Records from a data source
┏━━

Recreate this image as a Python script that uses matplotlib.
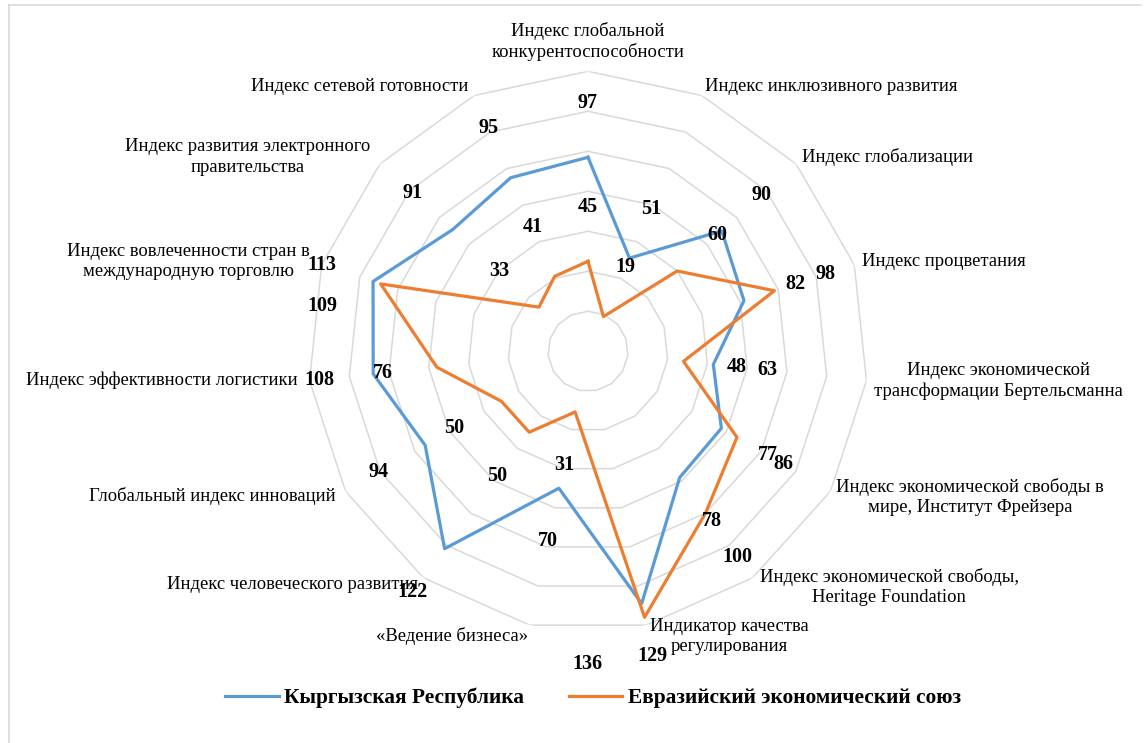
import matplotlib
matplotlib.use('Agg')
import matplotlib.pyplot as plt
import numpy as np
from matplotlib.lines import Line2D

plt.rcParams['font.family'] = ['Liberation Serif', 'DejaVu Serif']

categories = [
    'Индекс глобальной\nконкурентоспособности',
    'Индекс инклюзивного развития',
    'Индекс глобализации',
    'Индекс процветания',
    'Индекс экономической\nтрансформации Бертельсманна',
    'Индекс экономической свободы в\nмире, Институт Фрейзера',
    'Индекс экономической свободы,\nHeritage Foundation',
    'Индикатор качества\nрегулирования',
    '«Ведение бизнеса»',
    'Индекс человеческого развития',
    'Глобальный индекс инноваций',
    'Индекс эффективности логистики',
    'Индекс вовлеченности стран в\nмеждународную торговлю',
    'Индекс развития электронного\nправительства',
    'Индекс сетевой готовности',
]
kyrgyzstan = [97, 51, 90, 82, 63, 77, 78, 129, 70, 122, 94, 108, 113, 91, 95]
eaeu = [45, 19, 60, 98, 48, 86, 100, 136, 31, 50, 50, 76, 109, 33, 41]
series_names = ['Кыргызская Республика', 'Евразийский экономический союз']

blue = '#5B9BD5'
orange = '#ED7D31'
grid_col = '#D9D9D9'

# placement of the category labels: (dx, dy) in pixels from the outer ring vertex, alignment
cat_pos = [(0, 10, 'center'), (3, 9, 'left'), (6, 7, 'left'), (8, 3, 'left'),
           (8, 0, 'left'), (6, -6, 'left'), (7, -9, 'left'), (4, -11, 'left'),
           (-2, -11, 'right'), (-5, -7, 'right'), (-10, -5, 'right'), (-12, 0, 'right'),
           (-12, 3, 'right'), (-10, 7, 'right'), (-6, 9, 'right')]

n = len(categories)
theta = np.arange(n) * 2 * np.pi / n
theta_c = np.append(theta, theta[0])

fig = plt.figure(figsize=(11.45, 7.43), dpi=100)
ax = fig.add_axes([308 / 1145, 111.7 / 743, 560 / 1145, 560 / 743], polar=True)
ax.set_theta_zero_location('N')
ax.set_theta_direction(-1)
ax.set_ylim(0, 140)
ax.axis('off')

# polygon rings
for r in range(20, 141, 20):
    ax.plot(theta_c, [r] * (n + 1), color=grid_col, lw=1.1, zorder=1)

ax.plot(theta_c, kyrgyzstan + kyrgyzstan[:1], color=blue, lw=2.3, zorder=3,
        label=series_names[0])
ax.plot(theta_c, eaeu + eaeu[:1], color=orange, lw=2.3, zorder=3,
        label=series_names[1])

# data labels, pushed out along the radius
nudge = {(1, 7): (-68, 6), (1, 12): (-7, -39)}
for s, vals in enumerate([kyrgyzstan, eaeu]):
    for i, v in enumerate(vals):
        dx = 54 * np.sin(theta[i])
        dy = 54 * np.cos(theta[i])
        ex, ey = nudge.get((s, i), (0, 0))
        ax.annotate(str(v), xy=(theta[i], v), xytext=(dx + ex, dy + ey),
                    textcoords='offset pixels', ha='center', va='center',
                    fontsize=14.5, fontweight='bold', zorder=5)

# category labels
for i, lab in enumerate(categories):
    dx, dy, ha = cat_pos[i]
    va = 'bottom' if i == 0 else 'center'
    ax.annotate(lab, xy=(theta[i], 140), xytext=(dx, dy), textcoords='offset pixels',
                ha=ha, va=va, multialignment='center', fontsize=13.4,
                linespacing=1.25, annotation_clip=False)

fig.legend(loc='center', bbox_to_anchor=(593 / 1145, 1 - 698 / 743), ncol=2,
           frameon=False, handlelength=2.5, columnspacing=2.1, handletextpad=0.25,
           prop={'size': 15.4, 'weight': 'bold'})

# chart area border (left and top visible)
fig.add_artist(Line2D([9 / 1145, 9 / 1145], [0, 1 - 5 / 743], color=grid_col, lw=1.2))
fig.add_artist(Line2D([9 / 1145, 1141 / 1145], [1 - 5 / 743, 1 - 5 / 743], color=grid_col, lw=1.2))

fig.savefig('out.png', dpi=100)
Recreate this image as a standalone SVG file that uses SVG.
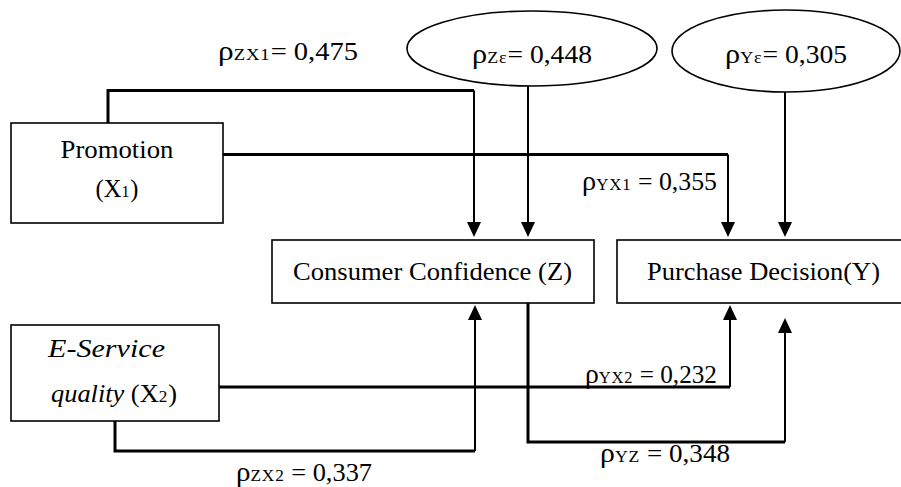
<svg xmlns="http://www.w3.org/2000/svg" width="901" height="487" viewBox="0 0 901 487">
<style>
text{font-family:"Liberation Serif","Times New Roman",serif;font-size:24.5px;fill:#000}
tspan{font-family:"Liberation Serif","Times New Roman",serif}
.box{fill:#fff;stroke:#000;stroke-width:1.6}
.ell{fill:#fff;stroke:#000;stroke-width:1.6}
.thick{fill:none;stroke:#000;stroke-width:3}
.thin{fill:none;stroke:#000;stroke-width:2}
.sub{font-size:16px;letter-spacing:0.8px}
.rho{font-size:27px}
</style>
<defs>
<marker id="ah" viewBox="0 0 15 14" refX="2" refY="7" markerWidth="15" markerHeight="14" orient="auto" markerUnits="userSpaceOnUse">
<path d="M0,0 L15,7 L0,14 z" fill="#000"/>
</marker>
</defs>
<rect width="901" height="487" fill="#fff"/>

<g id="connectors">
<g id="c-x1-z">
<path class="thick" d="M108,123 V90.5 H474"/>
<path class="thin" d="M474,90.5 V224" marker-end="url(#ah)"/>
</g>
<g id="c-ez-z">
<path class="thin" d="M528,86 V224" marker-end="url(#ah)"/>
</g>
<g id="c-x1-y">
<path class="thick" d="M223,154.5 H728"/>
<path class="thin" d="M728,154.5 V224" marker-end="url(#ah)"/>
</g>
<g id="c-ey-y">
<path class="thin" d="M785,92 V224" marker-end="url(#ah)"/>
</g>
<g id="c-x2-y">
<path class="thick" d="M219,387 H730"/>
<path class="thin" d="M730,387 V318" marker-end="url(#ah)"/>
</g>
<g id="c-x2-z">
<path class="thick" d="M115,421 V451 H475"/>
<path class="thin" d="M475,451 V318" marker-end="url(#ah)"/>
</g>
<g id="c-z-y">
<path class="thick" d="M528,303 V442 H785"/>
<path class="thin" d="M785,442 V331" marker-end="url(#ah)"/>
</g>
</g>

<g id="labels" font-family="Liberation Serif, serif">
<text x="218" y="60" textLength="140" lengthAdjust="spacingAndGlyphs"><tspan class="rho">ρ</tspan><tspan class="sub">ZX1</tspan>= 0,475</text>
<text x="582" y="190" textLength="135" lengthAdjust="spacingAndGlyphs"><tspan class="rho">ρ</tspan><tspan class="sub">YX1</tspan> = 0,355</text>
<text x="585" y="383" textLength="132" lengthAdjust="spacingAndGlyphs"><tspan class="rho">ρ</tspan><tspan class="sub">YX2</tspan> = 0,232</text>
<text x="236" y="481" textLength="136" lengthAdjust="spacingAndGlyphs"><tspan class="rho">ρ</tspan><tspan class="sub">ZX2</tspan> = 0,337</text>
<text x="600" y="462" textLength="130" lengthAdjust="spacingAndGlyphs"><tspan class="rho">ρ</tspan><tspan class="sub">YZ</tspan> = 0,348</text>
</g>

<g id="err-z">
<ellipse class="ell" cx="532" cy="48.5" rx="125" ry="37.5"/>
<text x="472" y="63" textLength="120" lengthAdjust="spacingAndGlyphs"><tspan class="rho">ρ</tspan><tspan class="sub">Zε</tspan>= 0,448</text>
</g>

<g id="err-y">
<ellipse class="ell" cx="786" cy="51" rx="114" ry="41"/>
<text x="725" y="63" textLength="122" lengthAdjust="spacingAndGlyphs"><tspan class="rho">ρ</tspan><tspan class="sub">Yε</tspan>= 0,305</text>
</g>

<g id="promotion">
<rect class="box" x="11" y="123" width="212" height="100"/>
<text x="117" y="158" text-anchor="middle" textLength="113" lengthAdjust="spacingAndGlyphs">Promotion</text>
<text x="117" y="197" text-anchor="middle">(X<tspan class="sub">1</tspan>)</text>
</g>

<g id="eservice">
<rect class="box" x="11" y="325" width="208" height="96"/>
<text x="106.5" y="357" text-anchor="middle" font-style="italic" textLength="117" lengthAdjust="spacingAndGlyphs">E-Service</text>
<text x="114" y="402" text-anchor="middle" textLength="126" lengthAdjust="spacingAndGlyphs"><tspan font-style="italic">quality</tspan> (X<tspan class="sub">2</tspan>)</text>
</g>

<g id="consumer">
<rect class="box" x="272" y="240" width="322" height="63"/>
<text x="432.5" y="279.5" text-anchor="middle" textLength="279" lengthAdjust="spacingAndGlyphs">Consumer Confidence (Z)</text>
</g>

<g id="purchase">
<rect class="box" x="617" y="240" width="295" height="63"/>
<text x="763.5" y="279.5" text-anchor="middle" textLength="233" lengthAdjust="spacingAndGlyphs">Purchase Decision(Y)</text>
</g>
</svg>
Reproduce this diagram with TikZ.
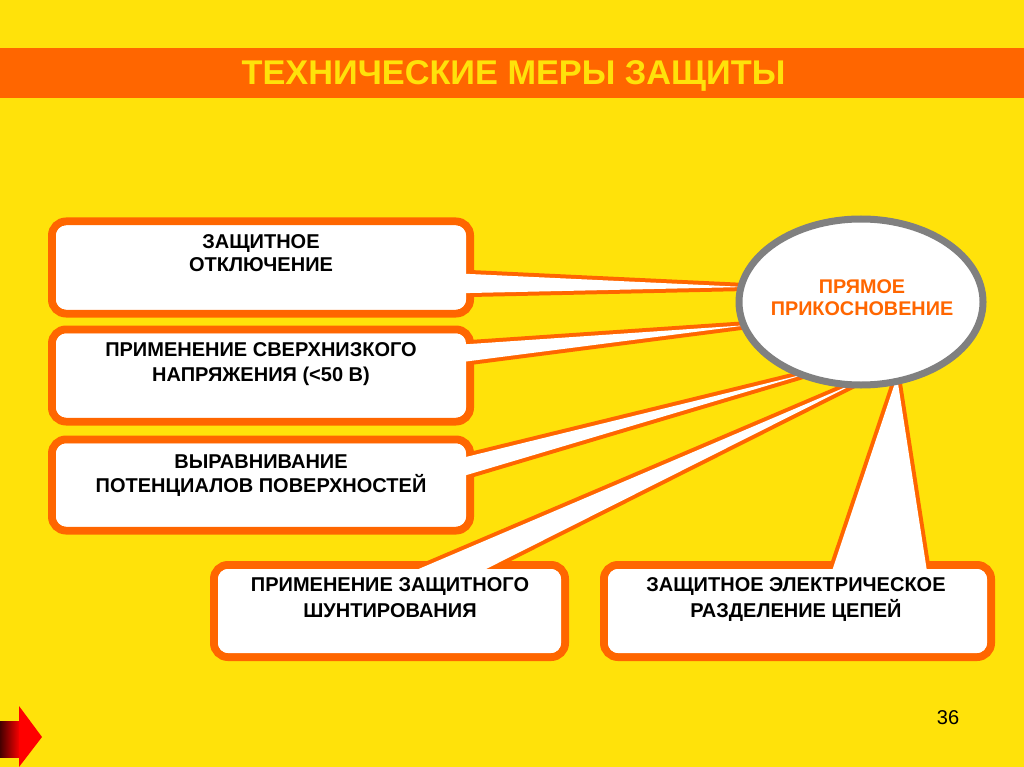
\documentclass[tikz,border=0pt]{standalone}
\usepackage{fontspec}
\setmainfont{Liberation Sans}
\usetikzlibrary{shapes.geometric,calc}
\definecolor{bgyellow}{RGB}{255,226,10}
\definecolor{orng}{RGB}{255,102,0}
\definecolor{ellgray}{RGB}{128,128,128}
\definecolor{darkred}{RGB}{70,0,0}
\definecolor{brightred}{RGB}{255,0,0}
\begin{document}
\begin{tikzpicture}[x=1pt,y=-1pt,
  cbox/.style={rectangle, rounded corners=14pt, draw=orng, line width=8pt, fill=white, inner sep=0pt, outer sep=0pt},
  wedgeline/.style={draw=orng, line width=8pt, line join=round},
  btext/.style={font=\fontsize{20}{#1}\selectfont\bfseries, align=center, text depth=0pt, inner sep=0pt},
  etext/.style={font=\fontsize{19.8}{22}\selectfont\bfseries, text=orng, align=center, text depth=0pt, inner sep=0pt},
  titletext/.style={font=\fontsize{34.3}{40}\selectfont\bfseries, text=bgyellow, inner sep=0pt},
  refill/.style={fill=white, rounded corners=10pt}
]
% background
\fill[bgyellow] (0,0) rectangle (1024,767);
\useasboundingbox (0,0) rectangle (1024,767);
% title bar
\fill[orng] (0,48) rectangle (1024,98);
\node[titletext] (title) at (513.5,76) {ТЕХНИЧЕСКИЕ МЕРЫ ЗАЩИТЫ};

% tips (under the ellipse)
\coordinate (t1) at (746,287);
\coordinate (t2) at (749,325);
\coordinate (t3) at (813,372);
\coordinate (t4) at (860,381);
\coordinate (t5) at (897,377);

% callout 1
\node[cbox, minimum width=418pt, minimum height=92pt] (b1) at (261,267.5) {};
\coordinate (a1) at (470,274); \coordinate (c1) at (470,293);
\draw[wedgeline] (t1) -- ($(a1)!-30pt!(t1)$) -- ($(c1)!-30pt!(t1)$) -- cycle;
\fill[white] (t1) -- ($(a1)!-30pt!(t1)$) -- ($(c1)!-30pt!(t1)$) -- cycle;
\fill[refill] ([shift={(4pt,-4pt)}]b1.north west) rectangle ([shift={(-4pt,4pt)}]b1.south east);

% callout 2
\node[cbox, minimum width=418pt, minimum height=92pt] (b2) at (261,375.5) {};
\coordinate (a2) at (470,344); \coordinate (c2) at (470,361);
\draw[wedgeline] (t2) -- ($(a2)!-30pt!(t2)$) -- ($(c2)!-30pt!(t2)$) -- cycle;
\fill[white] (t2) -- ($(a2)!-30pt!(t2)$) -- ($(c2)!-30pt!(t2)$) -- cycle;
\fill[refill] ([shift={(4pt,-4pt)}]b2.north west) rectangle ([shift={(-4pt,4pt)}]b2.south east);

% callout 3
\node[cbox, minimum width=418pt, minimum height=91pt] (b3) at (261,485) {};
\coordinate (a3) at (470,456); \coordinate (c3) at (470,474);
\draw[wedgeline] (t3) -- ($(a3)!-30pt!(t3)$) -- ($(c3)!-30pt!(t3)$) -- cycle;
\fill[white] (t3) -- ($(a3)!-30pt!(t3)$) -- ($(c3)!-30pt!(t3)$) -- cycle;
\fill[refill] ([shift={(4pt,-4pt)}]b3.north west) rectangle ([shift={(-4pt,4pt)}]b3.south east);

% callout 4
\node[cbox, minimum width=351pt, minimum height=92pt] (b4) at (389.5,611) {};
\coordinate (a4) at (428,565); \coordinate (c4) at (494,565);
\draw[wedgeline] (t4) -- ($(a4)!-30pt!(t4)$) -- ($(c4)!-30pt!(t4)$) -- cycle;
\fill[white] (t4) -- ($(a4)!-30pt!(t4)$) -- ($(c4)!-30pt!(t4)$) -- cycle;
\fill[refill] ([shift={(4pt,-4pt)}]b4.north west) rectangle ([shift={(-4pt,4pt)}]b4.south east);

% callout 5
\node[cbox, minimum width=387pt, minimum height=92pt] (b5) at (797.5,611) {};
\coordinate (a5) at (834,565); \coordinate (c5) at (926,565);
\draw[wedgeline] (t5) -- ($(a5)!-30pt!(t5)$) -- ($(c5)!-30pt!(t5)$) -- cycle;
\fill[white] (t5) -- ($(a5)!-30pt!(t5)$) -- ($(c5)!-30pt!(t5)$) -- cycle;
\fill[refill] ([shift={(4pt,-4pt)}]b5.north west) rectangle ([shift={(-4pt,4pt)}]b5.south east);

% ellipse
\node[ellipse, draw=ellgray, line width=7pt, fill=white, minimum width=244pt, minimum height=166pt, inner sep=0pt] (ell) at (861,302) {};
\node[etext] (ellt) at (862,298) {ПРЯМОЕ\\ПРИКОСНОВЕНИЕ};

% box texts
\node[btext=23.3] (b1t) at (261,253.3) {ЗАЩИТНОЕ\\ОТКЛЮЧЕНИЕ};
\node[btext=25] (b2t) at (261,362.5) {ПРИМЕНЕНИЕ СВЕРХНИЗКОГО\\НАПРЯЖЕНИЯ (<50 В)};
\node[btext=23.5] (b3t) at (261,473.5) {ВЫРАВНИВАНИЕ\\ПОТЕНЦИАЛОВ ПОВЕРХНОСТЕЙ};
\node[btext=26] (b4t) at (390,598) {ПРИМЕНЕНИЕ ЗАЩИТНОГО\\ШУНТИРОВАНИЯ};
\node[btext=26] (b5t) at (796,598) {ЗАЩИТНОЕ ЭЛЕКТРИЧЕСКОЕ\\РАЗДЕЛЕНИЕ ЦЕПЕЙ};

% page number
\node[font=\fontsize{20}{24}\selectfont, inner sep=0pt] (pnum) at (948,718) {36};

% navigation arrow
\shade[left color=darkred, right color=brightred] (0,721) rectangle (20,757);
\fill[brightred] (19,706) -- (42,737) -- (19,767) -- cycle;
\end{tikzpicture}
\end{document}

┗━━

*Problem description*. Your task is to restate word for word the lines from the top of the data to the line containing "ax.plot(theta_c, [r] *", both ends included, with every picture left out.

*Finished answer*.
Recreate this image as a Python script that uses matplotlib.
import matplotlib
matplotlib.use('Agg')
import matplotlib.pyplot as plt
import numpy as np
from matplotlib.lines import Line2D

plt.rcParams['font.family'] = ['Liberation Serif', 'DejaVu Serif']

categories = [
    'Индекс глобальной\nконкурентоспособности',
    'Индекс инклюзивного развития',
    'Индекс глобализации',
    'Индекс процветания',
    'Индекс экономической\nтрансформации Бертельсманна',
    'Индекс экономической свободы в\nмире, Институт Фрейзера',
    'Индекс экономической свободы,\nHeritage Foundation',
    'Индикатор качества\nрегулирования',
    '«Ведение бизнеса»',
    'Индекс человеческого развития',
    'Глобальный индекс инноваций',
    'Индекс эффективности логистики',
    'Индекс вовлеченности стран в\nмеждународную торговлю',
    'Индекс развития электронного\nправительства',
    'Индекс сетевой готовности',
]
kyrgyzstan = [97, 51, 90, 82, 63, 77, 78, 129, 70, 122, 94, 108, 113, 91, 95]
eaeu = [45, 19, 60, 98, 48, 86, 100, 136, 31, 50, 50, 76, 109, 33, 41]
series_names = ['Кыргызская Республика', 'Евразийский экономический союз']

blue = '#5B9BD5'
orange = '#ED7D31'
grid_col = '#D9D9D9'

# placement of the category labels: (dx, dy) in pixels from the outer ring vertex, alignment
cat_pos = [(0, 10, 'center'), (3, 9, 'left'), (6, 7, 'left'), (8, 3, 'left'),
           (8, 0, 'left'), (6, -6, 'left'), (7, -9, 'left'), (4, -11, 'left'),
           (-2, -11, 'right'), (-5, -7, 'right'), (-10, -5, 'right'), (-12, 0, 'right'),
           (-12, 3, 'right'), (-10, 7, 'right'), (-6, 9, 'right')]

n = len(categories)
theta = np.arange(n) * 2 * np.pi / n
theta_c = np.append(theta, theta[0])

fig = plt.figure(figsize=(11.45, 7.43), dpi=100)
ax = fig.add_axes([308 / 1145, 111.7 / 743, 560 / 1145, 560 / 743], polar=True)
ax.set_theta_zero_location('N')
ax.set_theta_direction(-1)
ax.set_ylim(0, 140)
ax.axis('off')

# polygon rings
for r in range(20, 141, 20):
    ax.plot(theta_c, [r] * (n + 1), color=grid_col, lw=1.1, zorder=1)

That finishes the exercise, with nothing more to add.